(Task goal):
Reproduce the listing word for word, leaving every picture behind.
----
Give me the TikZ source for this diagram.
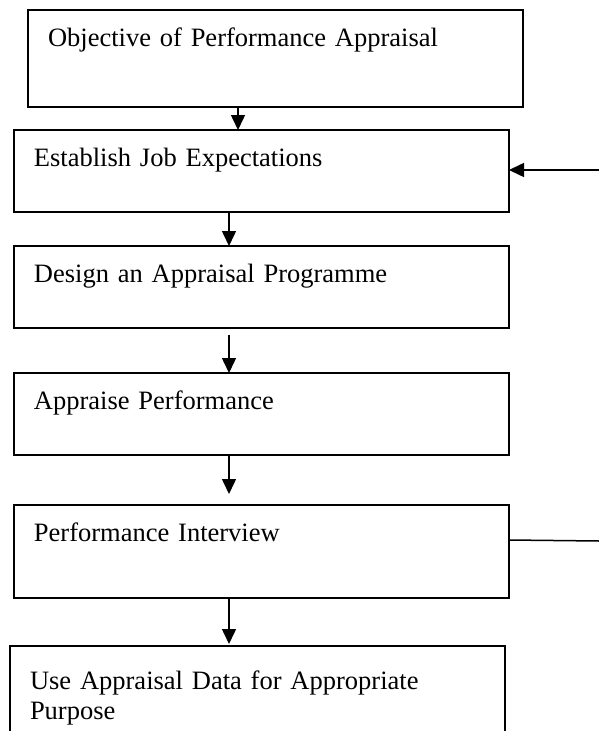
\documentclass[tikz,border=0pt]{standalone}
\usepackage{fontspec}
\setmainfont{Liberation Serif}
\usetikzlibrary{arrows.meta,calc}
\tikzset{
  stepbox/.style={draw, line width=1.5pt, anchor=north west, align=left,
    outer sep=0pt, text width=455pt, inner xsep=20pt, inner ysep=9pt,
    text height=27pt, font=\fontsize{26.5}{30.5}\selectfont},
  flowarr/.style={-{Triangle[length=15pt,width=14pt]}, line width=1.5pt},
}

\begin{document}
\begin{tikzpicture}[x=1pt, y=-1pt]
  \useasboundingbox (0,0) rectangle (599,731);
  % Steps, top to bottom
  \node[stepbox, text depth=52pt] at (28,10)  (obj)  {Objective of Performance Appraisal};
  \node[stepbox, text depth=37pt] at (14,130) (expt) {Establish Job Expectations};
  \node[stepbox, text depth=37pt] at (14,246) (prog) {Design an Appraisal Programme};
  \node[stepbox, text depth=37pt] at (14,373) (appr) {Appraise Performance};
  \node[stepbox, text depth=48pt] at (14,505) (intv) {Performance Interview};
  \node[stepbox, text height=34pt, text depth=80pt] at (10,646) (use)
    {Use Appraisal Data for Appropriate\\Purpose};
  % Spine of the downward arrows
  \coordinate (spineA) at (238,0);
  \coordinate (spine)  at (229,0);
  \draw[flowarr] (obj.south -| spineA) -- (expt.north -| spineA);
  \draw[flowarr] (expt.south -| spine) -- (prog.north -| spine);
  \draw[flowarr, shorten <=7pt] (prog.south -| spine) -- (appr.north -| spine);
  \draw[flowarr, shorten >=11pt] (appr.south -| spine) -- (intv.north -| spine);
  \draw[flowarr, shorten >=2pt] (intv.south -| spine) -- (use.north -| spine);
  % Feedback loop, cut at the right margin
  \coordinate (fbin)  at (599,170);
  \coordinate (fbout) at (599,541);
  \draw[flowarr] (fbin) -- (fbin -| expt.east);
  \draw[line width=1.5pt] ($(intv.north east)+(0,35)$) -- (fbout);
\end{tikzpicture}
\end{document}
----
(Worked solution):
Give me the TikZ source for this diagram.
\documentclass[tikz,border=0pt]{standalone}
\usepackage{fontspec}
\setmainfont{Liberation Serif}
\usetikzlibrary{arrows.meta,calc}
\tikzset{
  stepbox/.style={draw, line width=1.5pt, anchor=north west, align=left,
    outer sep=0pt, text width=455pt, inner xsep=20pt, inner ysep=9pt,
    text height=27pt, font=\fontsize{26.5}{30.5}\selectfont},
  flowarr/.style={-{Triangle[length=15pt,width=14pt]}, line width=1.5pt},
}

\begin{document}
\begin{tikzpicture}[x=1pt, y=-1pt]
  \useasboundingbox (0,0) rectangle (599,731);
  % Steps, top to bottom
  \node[stepbox, text depth=52pt] at (28,10)  (obj)  {Objective of Performance Appraisal};
  \node[stepbox, text depth=37pt] at (14,130) (expt) {Establish Job Expectations};
  \node[stepbox, text depth=37pt] at (14,246) (prog) {Design an Appraisal Programme};
  \node[stepbox, text depth=37pt] at (14,373) (appr) {Appraise Performance};
  \node[stepbox, text depth=48pt] at (14,505) (intv) {Performance Interview};
  \node[stepbox, text height=34pt, text depth=80pt] at (10,646) (use)
    {Use Appraisal Data for Appropriate\\Purpose};
  % Spine of the downward arrows
  \coordinate (spineA) at (238,0);
  \coordinate (spine)  at (229,0);
  \draw[flowarr] (obj.south -| spineA) -- (expt.north -| spineA);
  \draw[flowarr] (expt.south -| spine) -- (prog.north -| spine);
  \draw[flowarr, shorten <=7pt] (prog.south -| spine) -- (appr.north -| spine);
  \draw[flowarr, shorten >=11pt] (appr.south -| spine) -- (intv.north -| spine);
  \draw[flowarr, shorten >=2pt] (intv.south -| spine) -- (use.north -| spine);
  % Feedback loop, cut at the right margin
  \coordinate (fbin)  at (599,170);
  \coordinate (fbout) at (599,541);
  \draw[flowarr] (fbin) -- (fbin -| expt.east);
  \draw[line width=1.5pt] ($(intv.north east)+(0,35)$) -- (fbout);
\end{tikzpicture}
\end{document}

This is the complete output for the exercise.